Il faut aussi préparer le terrain à ce que ce basculement puisse exister. Et il ne se fera pas sur une lutte, mais au travers de plusieurs luttes, qui pousseront ensemble, dans un espace temps commun. Pour cela, une contre-culture révolutionnaire et insurrectionnelle doit se développer. Cinéma, musique, théâtre mais aussi des médias autonomes, des clubs sportifs, des bars, des restaurants, des espaces autogérés. Il faut qu’un maximum d’espaces fassent sécession avec cette société. Sans se fermer au reste du monde, mais en invitant les autres à les rejoindre, même l’espace d’un concert, d’un match de foot ou d’un weekend de teuf.
Tous ces espaces doivent alors se tenir prêts, et pouvoir participer au basculement le jour où il sera possible.

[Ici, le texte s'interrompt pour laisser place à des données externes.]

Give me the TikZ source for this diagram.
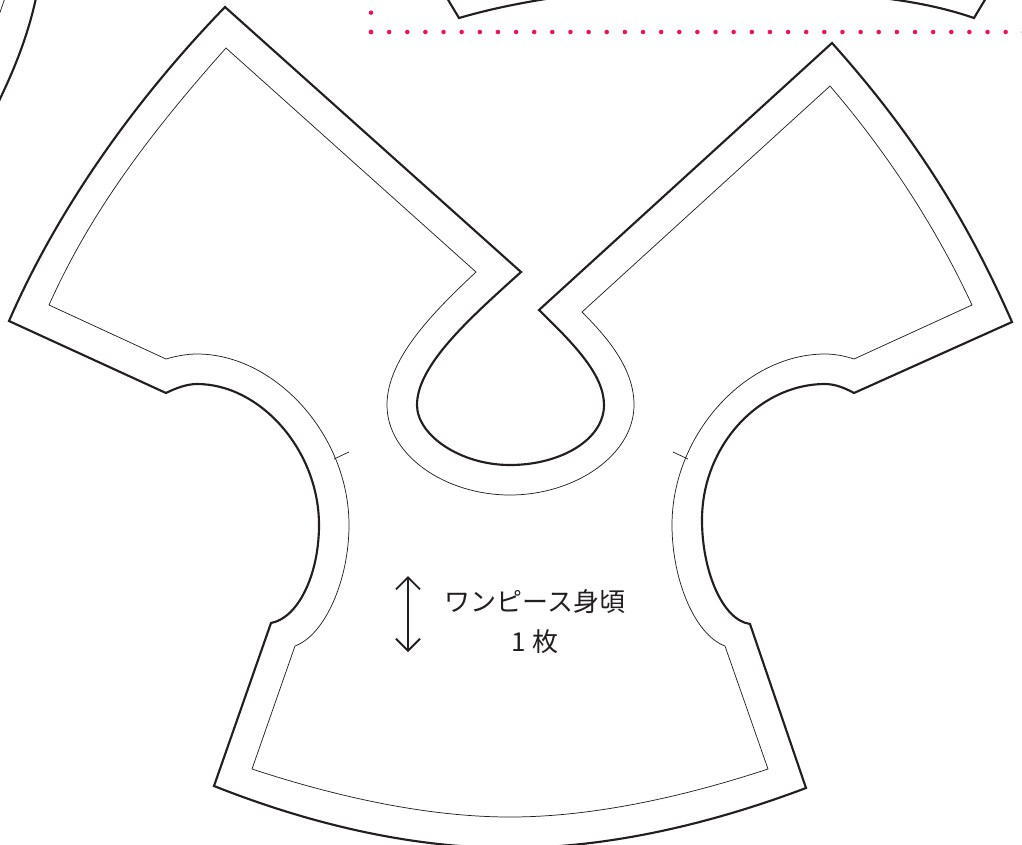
\documentclass[tikz,border=0pt]{standalone}
\usepackage{fontspec}
\newfontfamily\jpfont{Noto Sans CJK JP}
\usetikzlibrary{arrows.meta}
\definecolor{inkdark}{HTML}{231F20}
\definecolor{dotpink}{HTML}{EE0F5F}
\begin{document}
\begin{tikzpicture}[x=0.75pt,y=-0.75pt, every text node part/.style={align=center}]
        \tikzset{
          cutline/.style={draw=inkdark,line width=1.6pt,line join=miter},
          sewline/.style={draw=inkdark,line width=0.55pt},
          foldline/.style={draw=dotpink,line width=3.4pt,line cap=round},
          grainline/.style={draw=inkdark,line width=1.4pt,{Straight Barb[length=9pt,width=18pt]}-{Straight Barb[length=9pt,width=18pt]}},
          partlabel/.style={font=\jpfont\fontsize{19.5}{30}\selectfont,text=inkdark},
        }
        \useasboundingbox (0,0) rectangle (1022,844);
        \begin{scope}
        \clip (0,0) rectangle (1022,844);
        % neighbouring pieces
        \draw [cutline] (36,-2) .. controls (28,35) and (15,68) .. (-2,103);
        \draw [sewline] (5,-2) -- (-2,18);
        \draw [cutline] (447,-2) -- (459,18) .. controls (490,9) and (520,3) .. (552,-2);
        \draw [cutline] (986,-2) -- (974,18) .. controls (945,8) and (915,2) .. (882,-2);
        % fold box
        \draw [foldline,dash pattern=on 0pt off 14.5pt] (371,32) -- (371,-10);
        \draw [foldline,dash pattern=on 0pt off 13.6pt] (371,32) -- (1030,32);
        % cut outline
        \draw [cutline] (225,7) -- (521,272)
          .. controls (470,318) and (417,365) .. (417,405)
          .. controls (417,435) and (460,465) .. (510,465)
          .. controls (560,465) and (604,440) .. (604,405)
          .. controls (604,375) and (575,345) .. (539,310)
          -- (832,43)
          .. controls (910,130) and (965,215) .. (1012,322)
          -- (854,393)
          .. controls (845,388) and (835,384) .. (825,384)
          .. controls (760,384) and (702,445) .. (702,520)
          .. controls (702,570) and (722,620) .. (750,624)
          -- (806,788)
          .. controls (700,828) and (600,848) .. (510,848)
          .. controls (420,848) and (320,828) .. (214,786)
          -- (271,623)
          .. controls (298,618) and (319,575) .. (319,525)
          .. controls (319,450) and (260,384) .. (197,384)
          .. controls (187,384) and (176,388) .. (166,393)
          -- (9,321)
          .. controls (55,215) and (130,105) .. (225,7) -- cycle;
        % sewing line
        \draw [sewline] (226,48) -- (476,272)
          .. controls (430,315) and (387,360) .. (387,405)
          .. controls (387,455) and (445,495) .. (510,495)
          .. controls (575,495) and (634,455) .. (634,405)
          .. controls (634,370) and (610,340) .. (582,312)
          -- (830,86)
          .. controls (885,150) and (935,225) .. (972,305)
          -- (854,359)
          .. controls (845,356) and (835,354) .. (825,354)
          .. controls (745,354) and (672,435) .. (672,525)
          .. controls (672,580) and (695,635) .. (725,646)
          -- (768,769)
          .. controls (680,798) and (590,817) .. (510,817)
          .. controls (430,817) and (340,798) .. (252,769)
          -- (295,646)
          .. controls (325,635) and (349,580) .. (349,525)
          .. controls (349,435) and (275,354) .. (197,354)
          .. controls (187,354) and (176,356) .. (166,359)
          -- (49,305)
          .. controls (85,225) and (135,150) .. (226,48) -- cycle;
        \draw [sewline] (334,459) -- (349,452);
        \draw [sewline] (673,452) -- (688,459);
        \end{scope}
        % grain arrow and label
        \coordinate (graintop) at (408,576);
        \coordinate (grainbot) at (408,652);
        \draw [grainline] (graintop) -- (grainbot);
        \node [partlabel] (title) at (535,602) {ワンピース身頃};
        \node [partlabel] (count) at (535,642) {1 枚};
\end{tikzpicture}
\end{document}
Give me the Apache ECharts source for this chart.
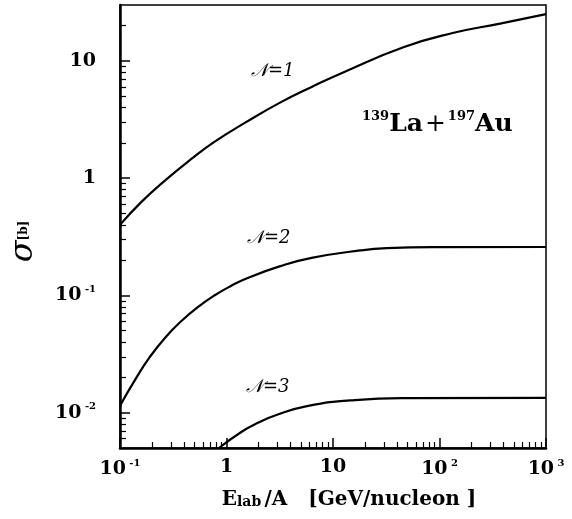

Tout cela est évidemment très diffus et incertain. Mais c’est à nos yeux le seul moyen de sortir vraiment par le haut de cette spirale mortifère pour le vivant dans lequel nous entraîne ce monde capitaliste. L’idée n’est pas de crier à la convergence des luttes. Mais de prendre acte que notre société n’accepte plus que la rue puisse donner son avis et influer sur le cours de l’histoire. Le peuple ne peut désormais « participer » que lors des élections. Et ces élections ne sont en aucun cas une issue pour sortir du système.
Pour changer la donne, il faut donc changer le système. Et pour changer le système, il faudra le détruire. Car les puissants qui en profitent ne laisseront pas les choses changer sans qu’ils y soient contraints.